Looking at the IT infrastructure at several production sites within my customer’s organization, we quickly noticed IT infrastructure components (mainly compute and storage related) that were not up to par from an availability and performance perspective. The production sites all run local business critical ERP application workloads that are vital to the business processes. After researching and discussing a lot, I proposed my customer a new blueprint. The blueprint consists of a new compute and storage baseline for the site local datacenters. The idea was to create a platform that allows for a higher availability and more performance while reducing costs.
We researched the possibility to step away from the traditional storage arrays and move towards a Hyper Converged Infrastructure (HCI) solution. Because IT is not the main business of the company, we were trying to keep things as simple as possible. We defined several ‘flavors’ to suit each production location to its needs. For example, the small sites will be equipped with a ROBO setup, the medium sites with a single datacenter cluster and the large factories are presented a stretched cluster solution. A stretched cluster setup will allow them to adhere to the stated availability SLA in the event of a large scale outages on the plant for their most important applications that do not offer in-application clustering/resiliency.
Benefits
Since my customer is running VMware solutions in all of its datacenters, VMware vSAN was the perfect fit. It allows the customer to lean on the already in-house VMware knowledge while being able to move towards less FTE for managing the storage backend. Implementing stretched clusters on multiple sites using storage arrays can be a daunting task. And although there are prerequisites, implementing VMware vSAN is implemented fairly easy, even if you opt for a stretched cluster configuration. This allowed for very short time from the moment of receiving hardware to a fully operational vSphere and vSAN cluster. Because the customer is in the process of renewing its IT infra for a number of sites, it really helps to tell the business we can deliver within weeks rather than months.
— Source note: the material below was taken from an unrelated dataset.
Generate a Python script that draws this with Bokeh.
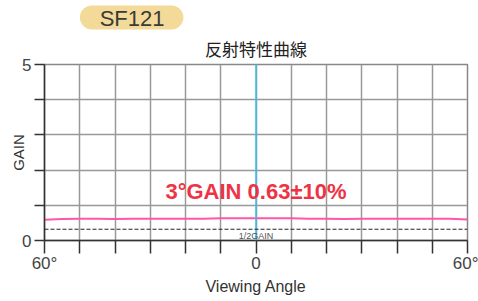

Using the VMware vSAN ready nodes allowed us to exceed the required storage capacity and performance requirements while being more cost efficient in comparison to traditional storage arrays. As management loves lowered costs, both capex and opex, HCI was the way to go. From a manageability point-of-view, it is a big plus that all VMware datacenters and (vSAN) clusters are managed from a centralized VMware vCenter UI. Another plus was the savings in rack units as those are scarce in some site-local datacenters.
During the project, we explored both the hybrid vSAN (spindles for capacity tier / flash devices for cache tier) and all-flash vSAN configurations. Now this was an interesting point, as an all-flash vSAN configuration allows you to use inline deduplication, compression and erasure coding (RAID 5/6) given you have the correct license. Both features contribute a lot in terms of storage capacity efficiency. In the end, we went for a hybrid setup because of budget constraints. Then again, the performance of the hybrid cluster was way better than the existing spindle based storage array it would replace.
Configuration
When you have designed your network infrastructure correctly, the configuration of the vSAN nodes can be as easy as clicking a button. The wizard really does the job for you. Just define your fault domains and you are ready to go.
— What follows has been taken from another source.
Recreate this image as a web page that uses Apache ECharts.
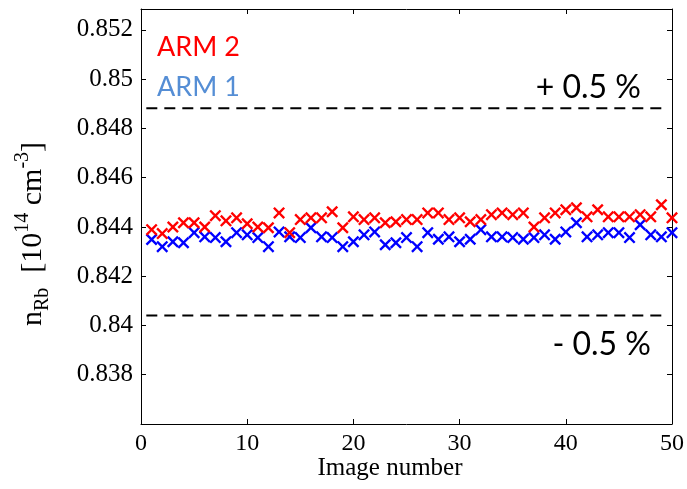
<!DOCTYPE html>
<html>
<head>
<meta charset="utf-8">
<script src="https://cdn.jsdelivr.net/npm/echarts@6/dist/echarts.min.js"></script>
<style>html,body{margin:0;padding:0;background:#fff}#c{width:687px;height:489px}</style>
</head>
<body>
<div id="c"></div>
<script>
var imageNumber = [1,2,3,4,5,6,7,8,9,10,11,12,13,14,15,16,17,18,19,20,21,22,23,24,25,26,27,28,29,30,31,32,33,34,35,36,37,38,39,40,41,42,43,44,45,46,47,48,49,50];
var arm2 = [0.84389,0.84373,0.84400,0.84417,0.84417,0.84400,0.84446,0.84425,0.84437,0.84413,
            0.84400,0.84397,0.84457,0.84377,0.84430,0.84437,0.84437,0.84462,0.84397,0.84441,
            0.84430,0.84437,0.84417,0.84421,0.84430,0.84430,0.84457,0.84457,0.84430,0.84437,
            0.84421,0.84430,0.84450,0.84457,0.84450,0.84457,0.84400,0.84437,0.84457,0.84470,
            0.84478,0.84441,0.84470,0.84441,0.84441,0.84441,0.84450,0.84441,0.84490,0.84437];
var arm1 = [0.84349,0.84320,0.84340,0.84336,0.84377,0.84360,0.84357,0.84340,0.84377,0.84368,
            0.84357,0.84320,0.84380,0.84360,0.84357,0.84397,0.84360,0.84357,0.84320,0.84340,
            0.84368,0.84380,0.84328,0.84336,0.84357,0.84320,0.84377,0.84350,0.84360,0.84340,
            0.84350,0.84389,0.84360,0.84360,0.84357,0.84350,0.84357,0.84368,0.84350,0.84380,
            0.84417,0.84360,0.84368,0.84377,0.84377,0.84357,0.84409,0.84368,0.84360,0.84377];
var upperLimit = 0.84882;
var lowerLimit = 0.84041;
var limitSpan = [0.5, 49.5];
var xTicks = [0, 10, 20, 30, 40, 50];
var yTicks = [0.838, 0.84, 0.842, 0.844, 0.846, 0.848, 0.85, 0.852];

function zip(xs, ys) { return xs.map(function (x, i) { return [x, ys[i]]; }); }
var crossPath = 'path://M0,1.4L1.4,0L5,3.6L8.6,0L10,1.4L6.4,5L10,8.6L8.6,10L5,6.4L1.4,10L0,8.6L3.6,5Z';
var serif = '"Liberation Serif", "Times New Roman", serif';
var sans = 'Lato, "Open Sans", sans-serif';

function yFmt(v) {
  for (var i = 0; i < yTicks.length; i++) {
    if (Math.abs(yTicks[i] - v) < 1e-7) return String(yTicks[i]);
  }
  return '';
}
function xFmt(v) { return xTicks.indexOf(v) >= 0 ? String(v) : ''; }

var axisCommon = {
  axisLine: { show: true, onZero: false, lineStyle: { color: '#000', width: 1 } },
  axisTick: { show: true, inside: true, length: 5, lineStyle: { color: '#000', width: 1 } },
  splitLine: { show: false }
};

var chart = echarts.init(document.getElementById('c'), null, { renderer: 'canvas' });
chart.setOption({
  animation: false,
  backgroundColor: '#fff',
  grid: { left: 141, right: 14, top: 9, bottom: 65, containLabel: false },
  xAxis: [
    Object.assign({
      type: 'value', min: 0, max: 50, interval: 10, position: 'bottom',
      axisLabel: { color: '#000', fontFamily: serif, fontSize: 24, margin: 8, formatter: xFmt }
    }, axisCommon),
    Object.assign({
      type: 'value', min: 0, max: 50, interval: 10, position: 'top',
      axisLabel: { show: false }
    }, axisCommon)
  ],
  yAxis: [
    Object.assign({
      type: 'value', min: 0.836, max: 0.85285, interval: 0.002, position: 'left',
      axisLabel: { color: '#000', fontFamily: serif, fontSize: 25, margin: 8, formatter: yFmt }
    }, axisCommon),
    Object.assign({
      type: 'value', min: 0.836, max: 0.85285, interval: 0.002, position: 'right',
      axisLabel: { show: false }
    }, axisCommon)
  ],
  series: [
    {
      type: 'line', data: [[limitSpan[0], upperLimit], [limitSpan[1], upperLimit]],
      symbol: 'none', silent: true,
      lineStyle: { color: '#000', width: 2, type: [11, 7] }
    },
    {
      type: 'line', data: [[limitSpan[0], lowerLimit], [limitSpan[1], lowerLimit]],
      symbol: 'none', silent: true,
      lineStyle: { color: '#000', width: 2, type: [11, 7] }
    },
    {
      name: 'ARM 1', type: 'scatter', data: zip(imageNumber, arm1),
      symbol: crossPath, symbolSize: 12, itemStyle: { color: '#0000ff', opacity: 1 }
    },
    {
      name: 'ARM 2', type: 'scatter', data: zip(imageNumber, arm2),
      symbol: crossPath, symbolSize: 12, itemStyle: { color: '#ff0000', opacity: 1 }
    }
  ],
  graphic: [
    { type: 'text', x: 157, y: 47, style: { text: 'ARM 2', fill: '#ff0000', font: '27px ' + sans, textAlign: 'left', textVerticalAlign: 'middle' } },
    { type: 'text', x: 157, y: 87, style: { text: 'ARM 1', fill: '#558ED5', font: '27px ' + sans, textAlign: 'left', textVerticalAlign: 'middle' } },
    { type: 'text', x: 641, y: 88, style: { text: '+ 0.5 %', fill: '#000', font: '32px ' + sans, textAlign: 'right', textVerticalAlign: 'middle' } },
    { type: 'text', x: 651, y: 345, style: { text: '- 0.5 %', fill: '#000', font: '32px ' + sans, textAlign: 'right', textVerticalAlign: 'middle' } },
    { type: 'text', x: 390, y: 468, style: { text: 'Image number', fill: '#000', font: '25px ' + serif, textAlign: 'center', textVerticalAlign: 'middle' } },
    {
      type: 'text', x: 33, y: 234, rotation: Math.PI / 2,
      style: {
        text: '{b|n}{sub|Rb}{b|  [10}{sup|14}{b| cm}{sup|-3}{b|]}',
        fill: '#000', textAlign: 'center', textVerticalAlign: 'middle',
        rich: {
          b: { fontFamily: serif, fontSize: 30, lineHeight: 40, fill: '#000' },
          sub: { fontFamily: serif, fontSize: 20, lineHeight: 20, verticalAlign: 'bottom', fill: '#000' },
          sup: { fontFamily: serif, fontSize: 20, lineHeight: 20, verticalAlign: 'top', fill: '#000' }
        }
      }
    }
  ]
});
</script>
</body>
</html>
We did ran into some small issues while deploying the external witness host. We used the nested ESXi option but experienced some OVF deployment troubles. Easy to fix but it did cost some time.
Once set up, we executed various performance tests to create a performance benchmark. We stress tested with Hammer DB and HCI bench. Benchmarking a new IT infra is difficult. It’s easy to extract some numbers, but how will the infra behave when real-life workloads are running on it? That is why we decided to run some Development, Testing, Acceptance (DTA) workloads on it. That quickly gave excellent insights and the customer was pretty excited to notice the increase of performance.
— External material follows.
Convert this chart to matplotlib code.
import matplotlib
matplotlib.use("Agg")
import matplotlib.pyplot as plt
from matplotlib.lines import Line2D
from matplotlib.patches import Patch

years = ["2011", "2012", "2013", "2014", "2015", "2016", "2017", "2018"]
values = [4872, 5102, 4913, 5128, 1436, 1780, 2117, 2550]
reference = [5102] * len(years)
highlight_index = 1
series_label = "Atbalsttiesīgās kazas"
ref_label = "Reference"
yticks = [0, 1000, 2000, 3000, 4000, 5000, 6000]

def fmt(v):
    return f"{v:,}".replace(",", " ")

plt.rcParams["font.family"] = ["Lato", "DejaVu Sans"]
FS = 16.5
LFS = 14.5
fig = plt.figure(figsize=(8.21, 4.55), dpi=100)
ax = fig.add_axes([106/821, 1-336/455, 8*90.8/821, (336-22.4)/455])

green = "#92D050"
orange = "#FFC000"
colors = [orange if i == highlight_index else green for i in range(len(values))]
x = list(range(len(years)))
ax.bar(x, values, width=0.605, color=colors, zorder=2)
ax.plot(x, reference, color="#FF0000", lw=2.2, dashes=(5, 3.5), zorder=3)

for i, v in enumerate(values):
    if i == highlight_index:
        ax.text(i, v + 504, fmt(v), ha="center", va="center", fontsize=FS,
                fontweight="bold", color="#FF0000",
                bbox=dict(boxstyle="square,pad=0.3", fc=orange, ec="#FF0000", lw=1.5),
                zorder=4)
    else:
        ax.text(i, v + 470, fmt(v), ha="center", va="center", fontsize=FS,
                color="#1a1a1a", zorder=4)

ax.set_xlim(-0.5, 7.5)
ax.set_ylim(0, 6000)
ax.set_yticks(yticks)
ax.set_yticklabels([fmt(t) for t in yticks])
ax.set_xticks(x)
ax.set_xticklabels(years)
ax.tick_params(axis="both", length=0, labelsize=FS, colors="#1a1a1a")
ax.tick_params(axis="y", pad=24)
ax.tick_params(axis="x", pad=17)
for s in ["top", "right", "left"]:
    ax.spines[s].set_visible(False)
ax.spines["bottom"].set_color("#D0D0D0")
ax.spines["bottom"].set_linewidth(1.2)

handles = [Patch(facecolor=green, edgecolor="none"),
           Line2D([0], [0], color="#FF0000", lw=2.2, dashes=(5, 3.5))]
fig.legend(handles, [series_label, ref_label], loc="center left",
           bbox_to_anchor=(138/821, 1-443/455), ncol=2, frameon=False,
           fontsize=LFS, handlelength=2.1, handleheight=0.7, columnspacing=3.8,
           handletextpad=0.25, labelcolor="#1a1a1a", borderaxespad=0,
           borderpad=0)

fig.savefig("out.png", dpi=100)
vSAN failure scenario validation
Testing and validating is probably the most important phase within a infrastructure renewal project. Having said that, I still come across environments that are not fully tested as a result of project time pressure. It is an absolute must to verify if an IT infra is behaving as expected during various failure scenarios. We did incorporate sufficient time within this project to verify the platform’s resiliency. You always need to be fully comfortable with every failure scenario. In the process of testing, document how the workloads are behaving in the event of outages.
We tested our new stretched vSAN environment to the fullest. From testing network outages including split brain scenarios up to simulating various and multiple disks and/or hosts failures. The following screenshots were taken during excessive testing. It all went ‘green’ once we were done.
What we noticed was expected behaviour and we didn’t manage to break the vSAN environment while testing realistic failure scenarios. The result allowed us to get the approval to go forward with the migration plan for the production workloads.
To conclude
The most satisfying aspect about this project is that the customer was contented. They took the leap of faith to step away from traditional products to explore innovative solutions. Their trust was repaid with solid new infrastructures including all the benefits as mentioned in this post. Job well done. Always be innovating!
Disclaimer: Although this post almost sounds like a sales-pitch, the customer was genuinely happy with the results. And so was I.
Be careful. vSAN is great on paper but the software has had some pretty nasty bugs. And even with ready nodes, keep track of the firmware releases that address any potential storage problems. IMO it’s not as stable as other storage solutions.